* [DESCRIPTION OF THE TASK]: Can you transcribe the data exactly? Leave the pictures out.
........
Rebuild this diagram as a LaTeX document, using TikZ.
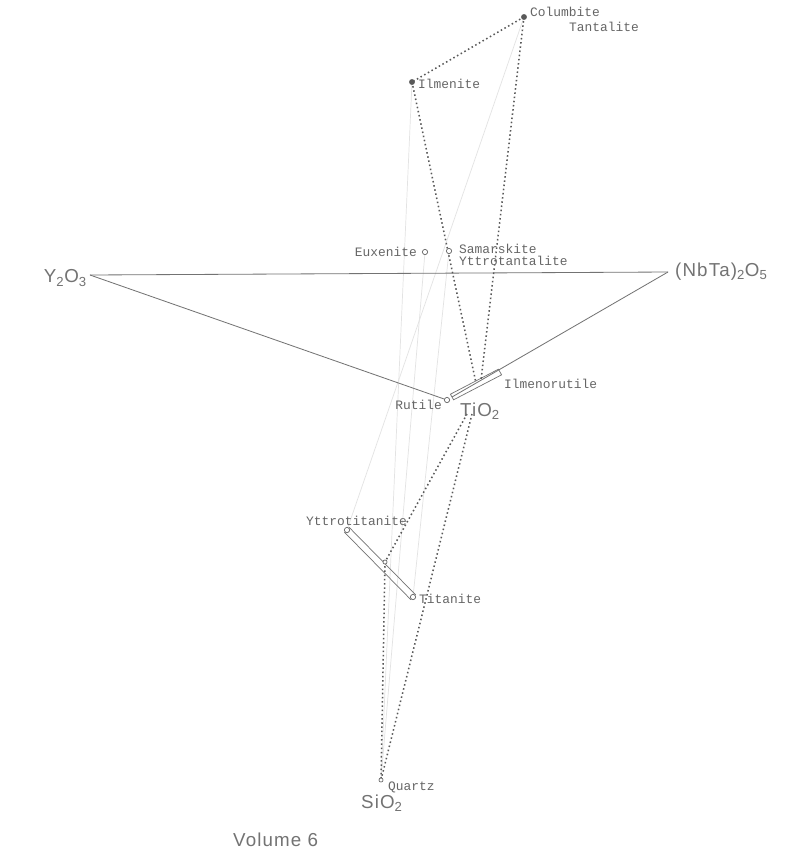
\documentclass[tikz,border=0pt]{standalone}
\usepackage{fontspec}
\usetikzlibrary{calc}
\setmainfont{Liberation Sans}
\newfontfamily\lblfont{Liberation Mono}
\newfontfamily\bigfont[LetterSpace=6]{Liberation Sans}
\begin{document}
\begin{tikzpicture}[x=0.03cm,y=-0.03cm,
  lbl/.style={font=\lblfont\fontsize{11}{12}\selectfont, text=black!60, inner sep=0pt},
  big/.style={font=\bigfont\fontsize{16}{17}\selectfont, text=black!55, inner sep=0pt},
  solidln/.style={draw=black!55, line width=0.7pt},
  dotln/.style={draw=black!65, line width=1.3pt, dash pattern=on 1.3pt off 2.3pt},
  faintln/.style={draw=black!11, line width=0.6pt},
  opendot/.style={circle, draw=black!60, fill=white, line width=0.6pt, minimum size=4.5pt, inner sep=0pt},
  filldot/.style={circle, fill=black!65, minimum size=5pt, inner sep=0pt},
  barln/.style={draw=black!55, line width=0.6pt}]
\fill[white] (0,0) rectangle (800,861);
\useasboundingbox (0,0) rectangle (800,861);

% points
\coordinate (col) at (524,17);
\coordinate (ilm) at (412,82);
\coordinate (eux) at (425,252);
\coordinate (sam) at (449,251);
\coordinate (y2o3) at (90,275);
\coordinate (nbta) at (668,272);
\coordinate (rut) at (447,400);
\coordinate (ir1) at (452,397);
\coordinate (ir2) at (500,372);
\coordinate (irA) at (476,383);
\coordinate (irB) at (481,380);
\coordinate (tiA) at (467,414);
\coordinate (tiB) at (472,414);
\coordinate (ytt) at (347,530);
\coordinate (tit) at (413,597);
\coordinate (mid) at (385,562);
\coordinate (qtz) at (381,780);

% faint lines
\draw[faintln] (col) -- (ytt);
\draw[faintln] (eux) -- (qtz);
\draw[faintln] (sam) -- (tit);
\draw[faintln] (ilm) -- (qtz);

% solid triangle
\draw[solidln] (y2o3) -- (nbta);
\draw[solidln] (y2o3) -- (rut);
\draw[solidln] (nbta) -- (ir1);

% ilmenorutile bar
\draw[barln] ($(ir1)+(-1.6,-2.8)$) -- ($(ir2)+(-1.6,-2.8)$) -- ($(ir2)+(1.6,2.8)$) -- ($(ir1)+(1.6,2.8)$) -- cycle;

% yttrotitanite-titanite bar
\draw[barln] ($(ytt)+(2.4,-2.4)$) -- ($(tit)+(2.4,-2.4)$) -- ($(tit)+(-2.4,2.4)$) -- ($(ytt)+(-2.4,2.4)$) -- cycle;

% dotted lines
\draw[dotln] (col) -- (ilm);
\draw[dotln] (ilm) -- (irA);
\draw[dotln] (col) -- (irB);
\draw[dotln] (tiA) -- (mid);
\draw[dotln] (mid) -- (qtz);
\draw[dotln] (tiB) -- (qtz);

% markers
\node[filldot] (colm) at (col) {};
\node[filldot] (ilmm) at (ilm) {};
\node[opendot] (euxm) at (eux) {};
\node[opendot] (samm) at (sam) {};
\node[opendot] (rutm) at (rut) {};
\node[opendot] (yttm) at (ytt) {};
\node[opendot] (titm) at (tit) {};
\node[opendot, minimum size=3.5pt] (midm) at (mid) {};
\node[opendot, minimum size=3.5pt] (qtzm) at (qtz) {};

% labels
\node[lbl, anchor=west] (tcol) at (530,12) {Columbite};
\node[lbl, anchor=west] (ttan) at (569,27) {Tantalite};
\node[lbl, anchor=west] (tilm) at (418,84) {Ilmenite};
\node[lbl, anchor=east] (teux) at (417,252) {Euxenite};
\node[lbl, anchor=west] (tsam) at (459,249) {Samarskite};
\node[lbl, anchor=west] (tytt) at (459,261) {Yttrotantalite};
\node[lbl, anchor=west] (tilr) at (504,384) {Ilmenorutile};
\node[lbl, anchor=east] (trut) at (442,405) {Rutile};
\node[lbl, anchor=west] (tyti) at (306,521) {Yttrotitanite};
\node[lbl, anchor=west] (ttit) at (419,599) {Titanite};
\node[lbl, anchor=west] (tqtz) at (388,787) {Quartz};

\node[big, anchor=east] (ty2o3) at (87,278) {Y\textsubscript{2}O\textsubscript{3}};
\node[big, anchor=west] (tnbta) at (675,272) {(NbTa)\textsubscript{2}O\textsubscript{5}};
\node[big, anchor=west] (ttio2) at (460,411) {TiO\textsubscript{2}};
\node[big, anchor=west] (tsio2) at (361,803) {SiO\textsubscript{2}};
\node[big, anchor=west] (tvol) at (233,840) {Volume 6};
\end{tikzpicture}
\end{document}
........
* [COMPLETED TASK]:
Rebuild this diagram as a LaTeX document, using TikZ.
\documentclass[tikz,border=0pt]{standalone}
\usepackage{fontspec}
\usetikzlibrary{calc}
\setmainfont{Liberation Sans}
\newfontfamily\lblfont{Liberation Mono}
\newfontfamily\bigfont[LetterSpace=6]{Liberation Sans}
\begin{document}
\begin{tikzpicture}[x=0.03cm,y=-0.03cm,
  lbl/.style={font=\lblfont\fontsize{11}{12}\selectfont, text=black!60, inner sep=0pt},
  big/.style={font=\bigfont\fontsize{16}{17}\selectfont, text=black!55, inner sep=0pt},
  solidln/.style={draw=black!55, line width=0.7pt},
  dotln/.style={draw=black!65, line width=1.3pt, dash pattern=on 1.3pt off 2.3pt},
  faintln/.style={draw=black!11, line width=0.6pt},
  opendot/.style={circle, draw=black!60, fill=white, line width=0.6pt, minimum size=4.5pt, inner sep=0pt},
  filldot/.style={circle, fill=black!65, minimum size=5pt, inner sep=0pt},
  barln/.style={draw=black!55, line width=0.6pt}]
\fill[white] (0,0) rectangle (800,861);
\useasboundingbox (0,0) rectangle (800,861);

% points
\coordinate (col) at (524,17);
\coordinate (ilm) at (412,82);
\coordinate (eux) at (425,252);
\coordinate (sam) at (449,251);
\coordinate (y2o3) at (90,275);
\coordinate (nbta) at (668,272);
\coordinate (rut) at (447,400);
\coordinate (ir1) at (452,397);
\coordinate (ir2) at (500,372);
\coordinate (irA) at (476,383);
\coordinate (irB) at (481,380);
\coordinate (tiA) at (467,414);
\coordinate (tiB) at (472,414);
\coordinate (ytt) at (347,530);
\coordinate (tit) at (413,597);
\coordinate (mid) at (385,562);
\coordinate (qtz) at (381,780);

% faint lines
\draw[faintln] (col) -- (ytt);
\draw[faintln] (eux) -- (qtz);
\draw[faintln] (sam) -- (tit);
\draw[faintln] (ilm) -- (qtz);

% solid triangle
\draw[solidln] (y2o3) -- (nbta);
\draw[solidln] (y2o3) -- (rut);
\draw[solidln] (nbta) -- (ir1);

% ilmenorutile bar
\draw[barln] ($(ir1)+(-1.6,-2.8)$) -- ($(ir2)+(-1.6,-2.8)$) -- ($(ir2)+(1.6,2.8)$) -- ($(ir1)+(1.6,2.8)$) -- cycle;

% yttrotitanite-titanite bar
\draw[barln] ($(ytt)+(2.4,-2.4)$) -- ($(tit)+(2.4,-2.4)$) -- ($(tit)+(-2.4,2.4)$) -- ($(ytt)+(-2.4,2.4)$) -- cycle;

% dotted lines
\draw[dotln] (col) -- (ilm);
\draw[dotln] (ilm) -- (irA);
\draw[dotln] (col) -- (irB);
\draw[dotln] (tiA) -- (mid);
\draw[dotln] (mid) -- (qtz);
\draw[dotln] (tiB) -- (qtz);

% markers
\node[filldot] (colm) at (col) {};
\node[filldot] (ilmm) at (ilm) {};
\node[opendot] (euxm) at (eux) {};
\node[opendot] (samm) at (sam) {};
\node[opendot] (rutm) at (rut) {};
\node[opendot] (yttm) at (ytt) {};
\node[opendot] (titm) at (tit) {};
\node[opendot, minimum size=3.5pt] (midm) at (mid) {};
\node[opendot, minimum size=3.5pt] (qtzm) at (qtz) {};

% labels
\node[lbl, anchor=west] (tcol) at (530,12) {Columbite};
\node[lbl, anchor=west] (ttan) at (569,27) {Tantalite};
\node[lbl, anchor=west] (tilm) at (418,84) {Ilmenite};
\node[lbl, anchor=east] (teux) at (417,252) {Euxenite};
\node[lbl, anchor=west] (tsam) at (459,249) {Samarskite};
\node[lbl, anchor=west] (tytt) at (459,261) {Yttrotantalite};
\node[lbl, anchor=west] (tilr) at (504,384) {Ilmenorutile};
\node[lbl, anchor=east] (trut) at (442,405) {Rutile};
\node[lbl, anchor=west] (tyti) at (306,521) {Yttrotitanite};
\node[lbl, anchor=west] (ttit) at (419,599) {Titanite};
\node[lbl, anchor=west] (tqtz) at (388,787) {Quartz};

\node[big, anchor=east] (ty2o3) at (87,278) {Y\textsubscript{2}O\textsubscript{3}};
\node[big, anchor=west] (tnbta) at (675,272) {(NbTa)\textsubscript{2}O\textsubscript{5}};
\node[big, anchor=west] (ttio2) at (460,411) {TiO\textsubscript{2}};
\node[big, anchor=west] (tsio2) at (361,803) {SiO\textsubscript{2}};
\node[big, anchor=west] (tvol) at (233,840) {Volume 6};
\end{tikzpicture}
\end{document}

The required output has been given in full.